Last Sunday, SFMOMA invited people to attend the second floor galleries of the museum for free in order to temporarily escape the smoky, polluted air enveloping the Bay Area from the Butte County wildfires.
The Beijing level air quality was an accidental environmental complement to a new exhibition that opened last weekend, Art and China after 1989: Theater of the World. Filling the entire 7th floor of the museum, the exhibit is devoted to experimental art created in that country in the two decades after the Tiananmen Square massacre, which is referenced in a huge, surreal painting in the opening gallery.

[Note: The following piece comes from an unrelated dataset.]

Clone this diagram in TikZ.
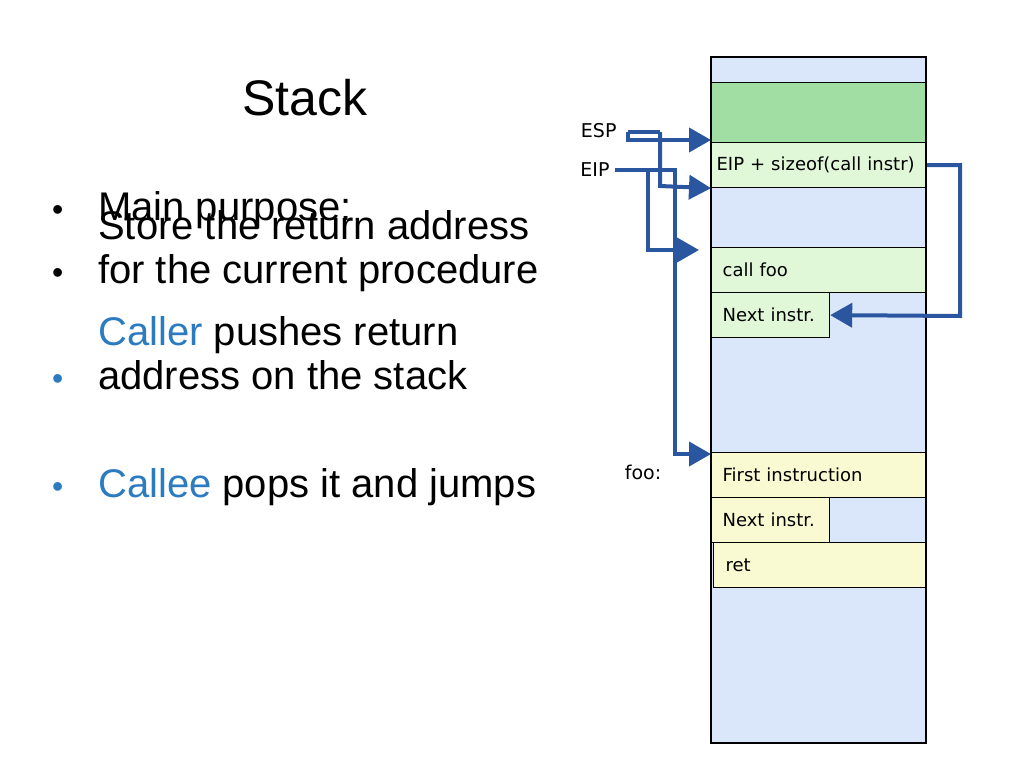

Based on a famous photo from the massacre of a rickshaw driver furiously pedaling wounded protesters to possible safety, the 2001 New Beijing by Wang Xingwei replaces the wounded men with penguins, which is simultaneously funny and horrifying.
The exhibit is organized around five or six categories, which were evanescent enough that I don't remember any of their names. Some of the art was interesting enough on its own terms that stuffing it into overarching themes seemed a little silly.
Kindly posing for "scale" purposes was Rachel, the Fog City Notes blogger, who is a perfect companion for a museum visit since she has strong, independent opinions, loves art, and is funny besides. It was wonderful seeing the 1993 Avant-Garde by Bay Area based Hung Liu, who immigrated from China to California in 1984.
We also loved the skewed painting by Zhao Bandi from 1991, Young Zhang.
If there was any one detail that stood out in the exhibit, it was the cigarettes being smoked by every other person.
This included the workers in a stunning set of photos by Liu Zheng.
The best title belonged to the bizarrely funny 2000 collage by Yu Youhan, What Is It That Makes This Home So Modern, So Appealing?
The title of Yu Hong's work is too long to reproduce, but it was fun watching museumgoers being stared at by one of its subjects.
One gallery is dedicated to video and conceptual art which probably has more resonance if you can speak Chinese and know something about the country's culture, past and present.
For the unitiated, a lot of the work was simply bewildering, but the show is interesting enough that I plan on returning before the exhibit closes in February.
The great discovery of the afternoon was on the third floor, where a large photo exhibit by Louis Stettner (1922-2016) has recently been installed. After working as a military photographer during World War Two, he split his time between New York where he was born and Paris, where he was a student and collaborator with Brassai, whose own exhibit will be opening this weekend on the other half of the third floor. I had never heard of Stettner before, but his work is extraordinary, in the tradition of Cartier-Bresson, Robert Frank, and Robert Capa.
SFMOMA is encoring their free second floor admission policy this weekend as an air pollution refuge, but it's worth paying for admission or buying a membership for the China and Brassai/Stettner exhibits alone.